TASK DETAILS:
Reproduce exactly, and only, the lines of the material below running from the line bearing "Reproduce this chart with matplotlib." through the line bearing "0.04, 0.0, 0.0]". Leave any pictures out.

THE DATA:
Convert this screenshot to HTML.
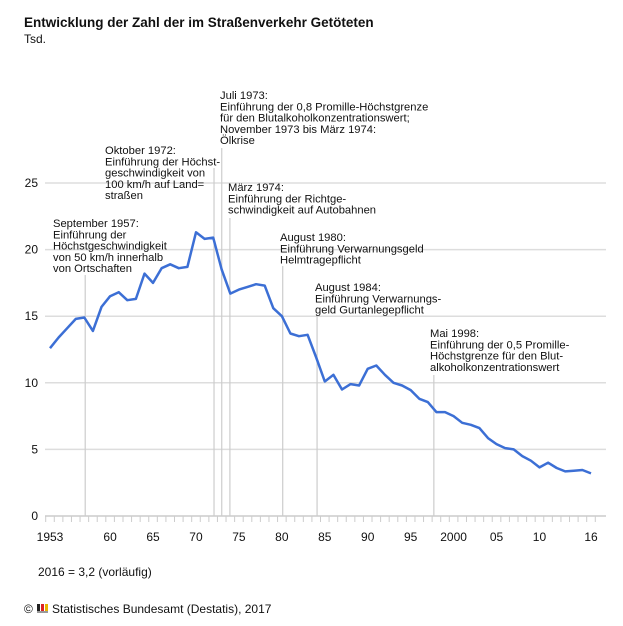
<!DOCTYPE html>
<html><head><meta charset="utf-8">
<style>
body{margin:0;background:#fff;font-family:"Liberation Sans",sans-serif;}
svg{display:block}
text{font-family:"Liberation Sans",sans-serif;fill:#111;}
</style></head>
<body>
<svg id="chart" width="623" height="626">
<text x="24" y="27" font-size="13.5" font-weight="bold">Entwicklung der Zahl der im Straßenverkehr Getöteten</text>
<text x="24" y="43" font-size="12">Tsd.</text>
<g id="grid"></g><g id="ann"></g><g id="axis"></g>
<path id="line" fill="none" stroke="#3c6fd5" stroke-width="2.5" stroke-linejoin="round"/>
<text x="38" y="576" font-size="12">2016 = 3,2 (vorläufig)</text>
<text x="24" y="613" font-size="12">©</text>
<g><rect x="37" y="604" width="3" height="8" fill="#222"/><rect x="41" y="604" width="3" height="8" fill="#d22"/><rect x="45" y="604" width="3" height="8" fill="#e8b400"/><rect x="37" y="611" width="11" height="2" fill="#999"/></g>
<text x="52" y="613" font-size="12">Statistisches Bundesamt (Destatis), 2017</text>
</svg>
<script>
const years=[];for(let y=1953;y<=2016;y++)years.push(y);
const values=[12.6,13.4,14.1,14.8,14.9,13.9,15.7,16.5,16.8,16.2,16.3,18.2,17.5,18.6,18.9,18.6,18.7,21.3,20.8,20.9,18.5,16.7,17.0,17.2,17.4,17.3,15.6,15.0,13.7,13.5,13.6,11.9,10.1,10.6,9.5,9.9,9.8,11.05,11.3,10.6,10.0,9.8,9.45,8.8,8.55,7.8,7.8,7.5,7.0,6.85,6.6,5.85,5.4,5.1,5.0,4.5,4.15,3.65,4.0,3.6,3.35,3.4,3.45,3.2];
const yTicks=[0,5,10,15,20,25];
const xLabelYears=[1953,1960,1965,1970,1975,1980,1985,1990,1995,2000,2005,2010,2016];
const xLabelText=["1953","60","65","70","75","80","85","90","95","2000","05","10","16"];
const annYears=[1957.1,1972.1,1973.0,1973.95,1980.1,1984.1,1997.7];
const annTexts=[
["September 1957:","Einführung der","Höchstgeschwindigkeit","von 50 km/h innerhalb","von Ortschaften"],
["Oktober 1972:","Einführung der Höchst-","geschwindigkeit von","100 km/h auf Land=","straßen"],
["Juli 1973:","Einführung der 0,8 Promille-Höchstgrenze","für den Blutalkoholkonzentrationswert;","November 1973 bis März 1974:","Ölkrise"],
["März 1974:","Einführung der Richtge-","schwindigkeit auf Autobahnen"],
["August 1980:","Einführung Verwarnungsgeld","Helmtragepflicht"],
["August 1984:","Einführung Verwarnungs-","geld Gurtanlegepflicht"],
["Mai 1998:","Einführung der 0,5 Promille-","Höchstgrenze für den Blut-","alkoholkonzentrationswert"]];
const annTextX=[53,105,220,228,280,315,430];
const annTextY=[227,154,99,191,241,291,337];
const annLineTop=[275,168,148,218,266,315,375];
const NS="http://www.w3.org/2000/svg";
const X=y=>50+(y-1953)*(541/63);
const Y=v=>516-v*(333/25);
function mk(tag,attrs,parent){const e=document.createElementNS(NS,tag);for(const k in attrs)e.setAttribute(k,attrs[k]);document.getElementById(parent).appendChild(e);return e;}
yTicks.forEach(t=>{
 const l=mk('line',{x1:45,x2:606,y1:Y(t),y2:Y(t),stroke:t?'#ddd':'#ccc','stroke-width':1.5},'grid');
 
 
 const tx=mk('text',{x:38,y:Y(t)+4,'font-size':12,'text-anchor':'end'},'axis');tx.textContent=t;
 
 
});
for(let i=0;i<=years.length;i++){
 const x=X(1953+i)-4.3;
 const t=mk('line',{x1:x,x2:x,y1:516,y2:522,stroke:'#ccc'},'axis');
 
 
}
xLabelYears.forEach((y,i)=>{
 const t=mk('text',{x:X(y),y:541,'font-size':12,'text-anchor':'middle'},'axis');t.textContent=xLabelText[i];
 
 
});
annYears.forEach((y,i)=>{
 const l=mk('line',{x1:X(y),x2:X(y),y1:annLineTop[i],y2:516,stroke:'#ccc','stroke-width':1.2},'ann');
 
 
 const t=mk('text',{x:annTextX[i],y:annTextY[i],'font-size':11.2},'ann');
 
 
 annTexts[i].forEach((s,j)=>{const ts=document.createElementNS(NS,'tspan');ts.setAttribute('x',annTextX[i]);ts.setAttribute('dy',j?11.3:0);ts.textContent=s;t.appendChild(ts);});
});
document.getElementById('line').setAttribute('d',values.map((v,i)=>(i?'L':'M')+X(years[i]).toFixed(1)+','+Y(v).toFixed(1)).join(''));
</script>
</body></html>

==

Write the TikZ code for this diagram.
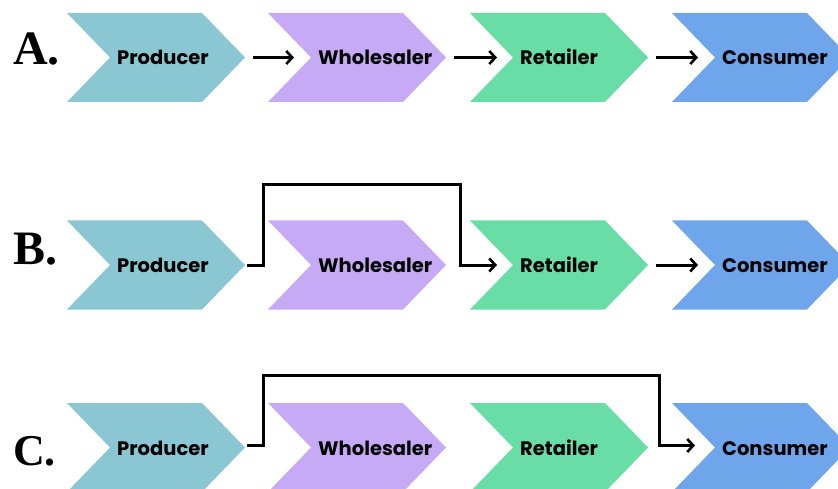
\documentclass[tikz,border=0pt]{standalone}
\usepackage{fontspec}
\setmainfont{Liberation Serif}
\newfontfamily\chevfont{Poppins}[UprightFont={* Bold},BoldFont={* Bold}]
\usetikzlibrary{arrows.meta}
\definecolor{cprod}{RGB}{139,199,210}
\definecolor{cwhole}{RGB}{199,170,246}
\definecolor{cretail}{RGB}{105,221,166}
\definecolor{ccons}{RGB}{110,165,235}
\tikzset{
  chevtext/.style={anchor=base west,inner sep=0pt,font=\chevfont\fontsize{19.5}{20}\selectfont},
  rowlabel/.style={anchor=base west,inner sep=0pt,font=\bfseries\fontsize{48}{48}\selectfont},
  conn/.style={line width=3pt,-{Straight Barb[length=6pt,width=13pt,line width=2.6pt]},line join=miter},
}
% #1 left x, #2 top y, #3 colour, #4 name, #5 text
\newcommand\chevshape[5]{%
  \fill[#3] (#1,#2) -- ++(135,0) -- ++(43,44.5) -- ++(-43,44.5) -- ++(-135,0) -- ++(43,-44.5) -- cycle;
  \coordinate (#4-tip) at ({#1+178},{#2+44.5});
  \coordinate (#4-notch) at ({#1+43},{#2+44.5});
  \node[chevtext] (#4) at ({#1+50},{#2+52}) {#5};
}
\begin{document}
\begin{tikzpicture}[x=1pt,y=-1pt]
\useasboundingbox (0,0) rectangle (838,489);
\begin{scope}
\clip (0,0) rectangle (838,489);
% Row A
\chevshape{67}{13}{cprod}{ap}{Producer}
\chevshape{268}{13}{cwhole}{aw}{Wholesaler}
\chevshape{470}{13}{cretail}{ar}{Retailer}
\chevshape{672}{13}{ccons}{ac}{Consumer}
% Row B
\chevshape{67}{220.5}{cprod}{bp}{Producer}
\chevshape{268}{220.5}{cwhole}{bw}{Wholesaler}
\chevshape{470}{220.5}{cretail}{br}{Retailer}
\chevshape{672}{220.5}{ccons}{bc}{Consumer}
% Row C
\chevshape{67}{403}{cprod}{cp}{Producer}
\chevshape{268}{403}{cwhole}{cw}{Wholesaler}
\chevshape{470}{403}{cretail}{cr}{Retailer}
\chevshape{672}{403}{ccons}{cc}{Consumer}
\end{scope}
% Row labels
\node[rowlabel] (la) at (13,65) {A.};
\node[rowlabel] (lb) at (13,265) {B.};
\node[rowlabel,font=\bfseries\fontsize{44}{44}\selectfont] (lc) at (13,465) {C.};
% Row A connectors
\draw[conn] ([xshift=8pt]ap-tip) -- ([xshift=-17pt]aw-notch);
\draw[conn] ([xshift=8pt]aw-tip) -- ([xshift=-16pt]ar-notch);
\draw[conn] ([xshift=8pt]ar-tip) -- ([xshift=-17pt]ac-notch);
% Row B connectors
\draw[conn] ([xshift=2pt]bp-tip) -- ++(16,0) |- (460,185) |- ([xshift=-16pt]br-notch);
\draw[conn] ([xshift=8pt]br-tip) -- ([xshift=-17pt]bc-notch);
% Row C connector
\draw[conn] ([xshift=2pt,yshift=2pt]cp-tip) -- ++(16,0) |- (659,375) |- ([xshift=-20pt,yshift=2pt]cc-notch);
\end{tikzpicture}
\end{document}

---

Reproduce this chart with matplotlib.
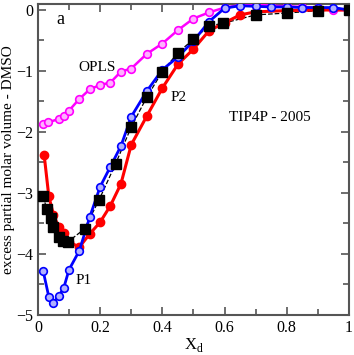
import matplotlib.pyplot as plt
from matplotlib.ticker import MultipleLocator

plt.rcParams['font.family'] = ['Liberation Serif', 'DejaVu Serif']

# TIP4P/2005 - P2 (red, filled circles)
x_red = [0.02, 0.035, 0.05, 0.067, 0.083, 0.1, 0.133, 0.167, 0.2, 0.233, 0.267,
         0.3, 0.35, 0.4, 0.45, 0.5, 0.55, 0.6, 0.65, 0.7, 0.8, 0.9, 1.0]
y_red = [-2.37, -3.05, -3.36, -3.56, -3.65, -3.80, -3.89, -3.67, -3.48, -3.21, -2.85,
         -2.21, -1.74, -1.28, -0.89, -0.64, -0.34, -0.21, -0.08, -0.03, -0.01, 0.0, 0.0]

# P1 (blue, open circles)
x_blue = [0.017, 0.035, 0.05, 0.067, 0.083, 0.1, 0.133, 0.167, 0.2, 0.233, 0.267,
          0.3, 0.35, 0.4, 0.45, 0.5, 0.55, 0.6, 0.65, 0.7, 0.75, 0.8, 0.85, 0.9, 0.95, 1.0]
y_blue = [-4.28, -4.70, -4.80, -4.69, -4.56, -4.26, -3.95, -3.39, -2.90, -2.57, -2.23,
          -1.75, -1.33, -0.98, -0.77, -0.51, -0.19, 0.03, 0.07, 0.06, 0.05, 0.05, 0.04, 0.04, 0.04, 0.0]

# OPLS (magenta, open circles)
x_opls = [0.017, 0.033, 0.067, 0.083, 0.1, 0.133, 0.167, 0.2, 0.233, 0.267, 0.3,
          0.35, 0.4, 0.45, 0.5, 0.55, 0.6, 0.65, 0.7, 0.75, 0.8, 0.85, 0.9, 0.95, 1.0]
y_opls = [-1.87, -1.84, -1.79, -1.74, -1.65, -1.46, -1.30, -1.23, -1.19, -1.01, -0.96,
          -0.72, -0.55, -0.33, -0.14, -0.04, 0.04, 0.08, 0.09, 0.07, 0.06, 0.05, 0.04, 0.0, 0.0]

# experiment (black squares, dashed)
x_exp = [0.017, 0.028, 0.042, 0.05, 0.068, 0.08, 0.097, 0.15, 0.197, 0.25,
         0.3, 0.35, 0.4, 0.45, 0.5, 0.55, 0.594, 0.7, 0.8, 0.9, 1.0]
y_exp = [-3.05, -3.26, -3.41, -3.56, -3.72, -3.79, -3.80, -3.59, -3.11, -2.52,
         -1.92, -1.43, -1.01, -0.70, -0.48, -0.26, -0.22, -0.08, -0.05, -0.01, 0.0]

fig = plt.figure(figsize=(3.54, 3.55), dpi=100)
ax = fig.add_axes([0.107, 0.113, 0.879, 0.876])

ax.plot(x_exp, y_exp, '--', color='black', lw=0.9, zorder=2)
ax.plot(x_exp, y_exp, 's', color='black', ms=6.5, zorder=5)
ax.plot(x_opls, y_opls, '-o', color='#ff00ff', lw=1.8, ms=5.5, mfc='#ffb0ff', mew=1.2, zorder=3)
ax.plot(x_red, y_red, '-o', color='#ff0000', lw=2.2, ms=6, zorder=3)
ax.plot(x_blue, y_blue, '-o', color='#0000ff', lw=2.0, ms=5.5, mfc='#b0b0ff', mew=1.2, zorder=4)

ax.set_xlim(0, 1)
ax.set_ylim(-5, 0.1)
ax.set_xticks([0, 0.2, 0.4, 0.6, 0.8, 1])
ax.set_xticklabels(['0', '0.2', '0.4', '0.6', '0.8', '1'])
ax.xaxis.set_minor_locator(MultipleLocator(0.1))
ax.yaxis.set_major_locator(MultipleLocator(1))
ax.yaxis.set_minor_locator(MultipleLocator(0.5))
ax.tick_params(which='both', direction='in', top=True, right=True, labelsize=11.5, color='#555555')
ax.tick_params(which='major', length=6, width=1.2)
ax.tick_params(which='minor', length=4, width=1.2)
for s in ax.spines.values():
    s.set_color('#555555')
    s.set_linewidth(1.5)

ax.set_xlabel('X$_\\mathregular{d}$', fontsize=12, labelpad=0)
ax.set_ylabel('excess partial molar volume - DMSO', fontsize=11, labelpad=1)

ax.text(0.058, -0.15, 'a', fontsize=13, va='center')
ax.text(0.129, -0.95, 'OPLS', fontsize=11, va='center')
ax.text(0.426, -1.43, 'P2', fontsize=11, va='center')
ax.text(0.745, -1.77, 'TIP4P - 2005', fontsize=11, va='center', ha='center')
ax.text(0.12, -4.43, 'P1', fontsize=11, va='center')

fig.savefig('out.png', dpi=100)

ANSWER FOR THIS EXERCISE:
Reproduce this chart with matplotlib.
import matplotlib.pyplot as plt
from matplotlib.ticker import MultipleLocator

plt.rcParams['font.family'] = ['Liberation Serif', 'DejaVu Serif']

# TIP4P/2005 - P2 (red, filled circles)
x_red = [0.02, 0.035, 0.05, 0.067, 0.083, 0.1, 0.133, 0.167, 0.2, 0.233, 0.267,
         0.3, 0.35, 0.4, 0.45, 0.5, 0.55, 0.6, 0.65, 0.7, 0.8, 0.9, 1.0]
y_red = [-2.37, -3.05, -3.36, -3.56, -3.65, -3.80, -3.89, -3.67, -3.48, -3.21, -2.85,
         -2.21, -1.74, -1.28, -0.89, -0.64, -0.34, -0.21, -0.08, -0.03, -0.01, 0.0, 0.0]

# P1 (blue, open circles)
x_blue = [0.017, 0.035, 0.05, 0.067, 0.083, 0.1, 0.133, 0.167, 0.2, 0.233, 0.267,
          0.3, 0.35, 0.4, 0.45, 0.5, 0.55, 0.6, 0.65, 0.7, 0.75, 0.8, 0.85, 0.9, 0.95, 1.0]
y_blue = [-4.28, -4.70, -4.80, -4.69, -4.56, -4.26, -3.95, -3.39, -2.90, -2.57, -2.23,
          -1.75, -1.33, -0.98, -0.77, -0.51, -0.19, 0.03, 0.07, 0.06, 0.05, 0.05, 0.04, 0.04, 0.04, 0.0]

# OPLS (magenta, open circles)
x_opls = [0.017, 0.033, 0.067, 0.083, 0.1, 0.133, 0.167, 0.2, 0.233, 0.267, 0.3,
          0.35, 0.4, 0.45, 0.5, 0.55, 0.6, 0.65, 0.7, 0.75, 0.8, 0.85, 0.9, 0.95, 1.0]
y_opls = [-1.87, -1.84, -1.79, -1.74, -1.65, -1.46, -1.30, -1.23, -1.19, -1.01, -0.96,
          -0.72, -0.55, -0.33, -0.14, -0.04, 0.04, 0.08, 0.09, 0.07, 0.06, 0.05, 0.04, 0.0, 0.0]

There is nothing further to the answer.